Dass nun der Verfassungsschutz sich der Sache annimmt, ist dem bayerischen Wissenschaftsminister Markus Blume zu verdanken. Der hatte sich sehr eindeutig geäußert: „Die Freiheit der Lehre entbindet nicht von der Treue zur Verfassung“, so der CSU-Mann. „An bayerischen Hochschulen ist kein Platz für extremistisches Gedankengut.“
Hetze gegen Grüne
Welche Blüten solches Gedankengut treiben kann, sieht man am „Demokratischen Widerstand“ und seinen beiden Mitherausgebern. Vom „Coronaregime“ wird darin geschrieben, von der „Kontinuität des Faschismus“, denn: „Angela Merkel schuf eine neue Form des Führerkults“. In Deutschland herrsche eine „Meinungsdiktatur“.
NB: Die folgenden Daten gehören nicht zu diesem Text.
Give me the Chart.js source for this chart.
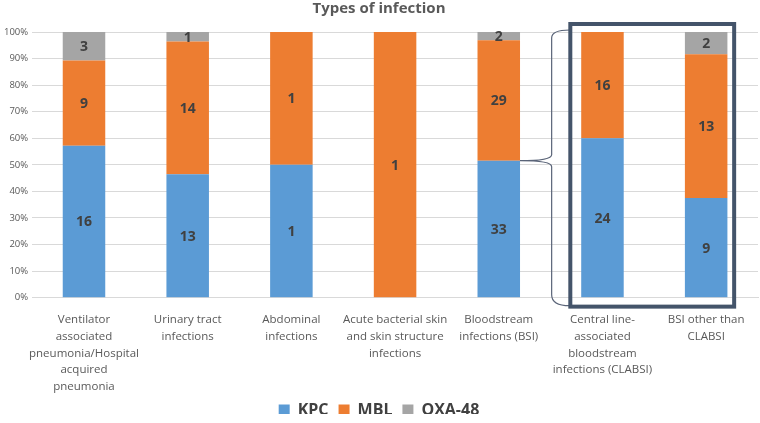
<!DOCTYPE html>
<html>
<head>
<meta charset="utf-8">
<script src="https://cdn.jsdelivr.net/npm/chart.js@4/dist/chart.umd.min.js"></script>
<style>
  html, body { margin: 0; padding: 0; background: #fff; }
  #wrap { width: 760px; height: 423px; }
</style>
</head>
<body>
<div id="wrap"><canvas id="infChart"></canvas></div>
<script>
// Types of infection - counts per carbapenemase
const categories = [
  ["Ventilator", "associated", "pneumonia/Hospital", "acquired", "pneumonia"],
  ["Urinary tract", "infections"],
  ["Abdominal", "infections"],
  ["Acute bacterial skin", "and skin structure", "infections"],
  ["Bloodstream", "infections (BSI)"],
  ["Central line-", "associated", "bloodstream", "infections (CLABSI)"],
  ["BSI other than", "CLABSI"],
];
const kpc = [16, 13, 1, 0, 33, 24, 9];
const mbl = [9, 14, 1, 1, 29, 16, 13];
const oxa48 = [3, 1, 0, 0, 2, 0, 2];
const yTicks = [0, 10, 20, 30, 40, 50, 60, 70, 80, 90, 100];

const totals = kpc.map((v, i) => v + mbl[i] + oxa48[i]);
const pct = (arr) => arr.map((v, i) => (v / totals[i]) * 100);

const textColor = "#595959";

// count labels inside each segment
const countLabels = {
  id: "countLabels",
  afterDatasetsDraw(chart) {
    const c = chart.ctx;
    c.save();
    c.font = "bold 14px 'Open Sans', sans-serif";
    c.fillStyle = "#404040";
    c.textAlign = "center";
    c.textBaseline = "middle";
    chart.data.datasets.forEach((ds, di) => {
      const meta = chart.getDatasetMeta(di);
      meta.data.forEach((bar, i) => {
        const n = ds.counts[i];
        if (!n) return;
        const mid = (bar.y + bar.base) / 2;
        c.fillText(String(n), bar.x, mid + 1);
      });
    });
    c.restore();
  },
};

// legend takes less height than chart.js gives it by default
const tightLegend = {
  id: "tightLegend",
  beforeLayout(chart) {
    const lg = chart.legend;
    if (!lg || lg._tight) return;
    const fit = lg.fit;
    lg.fit = function () {
      fit.call(this);
      this.height -= 14;
    };
    lg._tight = true;
  },
  afterLayout(chart) {
    const lg = chart.legend;
    if (!lg) return;
    lg.top -= 9;
    lg.bottom -= 9;
  },
};

// brace from BSI bar + box around the two BSI sub-bars
const bsiBox = {
  id: "bsiBox",
  afterDatasetsDraw(chart) {
    const c = chart.ctx;
    const x = chart.scales.x;
    const y = chart.scales.y;
    const step = x.getPixelForValue(1) - x.getPixelForValue(0);
    const top = y.getPixelForValue(100);
    const bot = y.getPixelForValue(0);
    const bsiKpc = chart.getDatasetMeta(0).data[4];
    const mid = bsiKpc.y;
    const xStart = bsiKpc.x + bsiKpc.width / 2;
    const xBrace = x.getPixelForValue(4) + step * 0.51;

    c.save();
    c.strokeStyle = "#5a6478";
    c.lineWidth = 1.2;
    c.beginPath();
    c.moveTo(xBrace + 18, top - 2);
    c.quadraticCurveTo(xBrace, top - 2, xBrace, top + 6);
    c.lineTo(xBrace, mid - 6);
    c.quadraticCurveTo(xBrace, mid, xStart, mid);
    c.quadraticCurveTo(xBrace, mid, xBrace, mid + 6);
    c.lineTo(xBrace, bot - 3);
    c.quadraticCurveTo(xBrace, bot + 8, xBrace + 18, bot + 8);
    c.stroke();

    c.strokeStyle = "#44546A";
    c.lineWidth = 4;
    const left = x.getPixelForValue(5) - step * 0.31;
    const right = x.getPixelForValue(6) + step * 0.27;
    c.strokeRect(left, top - 8, right - left, bot - top + 17);
    c.restore();
  },
};

const ctx = document.getElementById("infChart").getContext("2d");

const infChart = new Chart(ctx, {
  type: "bar",
  data: {
    labels: categories,
    datasets: [
      { label: "KPC", data: pct(kpc), counts: kpc, backgroundColor: "#5B9BD5" },
      { label: "MBL", data: pct(mbl), counts: mbl, backgroundColor: "#ED7D31" },
      { label: "OXA-48", data: pct(oxa48), counts: oxa48, backgroundColor: "#A5A5A5" },
    ],
  },
  options: {
    responsive: true,
    maintainAspectRatio: false,
    animation: false,
    datasets: {
      bar: { categoryPercentage: 1, barPercentage: 0.41 },
    },
    layout: { padding: { left: 0, right: 2, top: 0, bottom: 0 } },
    plugins: {
      title: {
        display: true,
        text: "Types of infection",
        color: textColor,
        font: { family: "'Open Sans', sans-serif", size: 15, weight: "bold" },
        padding: { top: 0, bottom: 14 },
      },
      legend: {
        position: "bottom",
        labels: {
          color: "#404040",
          boxWidth: 11,
          boxHeight: 11,
          padding: 10,
          font: { family: "'Open Sans', sans-serif", size: 16, weight: "bold" },
        },
      },
      tooltip: { enabled: false },
    },
    scales: {
      x: {
        stacked: true,
        grid: { display: false },
        border: { color: "#D9D9D9" },
        ticks: {
          color: textColor,
          maxRotation: 0,
          autoSkip: false,
          font: { family: "'Open Sans', sans-serif", size: 11.5, lineHeight: 1.45 },
          padding: 6,
        },
      },
      y: {
        stacked: true,
        min: 0,
        max: 100,
        afterBuildTicks: (axis) => {
          axis.ticks = yTicks.map((v) => ({ value: v }));
        },
        grid: { color: "#D9D9D9", drawTicks: false },
        border: { display: false },
        ticks: {
          color: textColor,
          padding: 4,
          font: { family: "'Open Sans', sans-serif", size: 9.5 },
          callback: (v) => v + "%",
        },
      },
    },
  },
  plugins: [countLabels, tightLegend, bsiBox],
});
</script>
</body>
</html>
Die Grünen Robert Habeck und Annalena Baerbock werden auf einer Titelseite im Konterfei gezeigt; darunter steht: „Kriegstreiber, Lügnerinnen, Spritzenmörder.“ Anselm Lenz meint, die Grünen hätten „den Injektionsgenozid gefördert“. Und Hendrik Sodenkamp sagte 2021 in Berlin, man nehme die „beschissene Pandemielüge nicht mehr ernst“. Damit werde ein „Gesellschaftsumbau gemacht“. Den Münchner Professor Michael Meyen heißen die beiden „herzlich willkommen“. Der bedankt sich.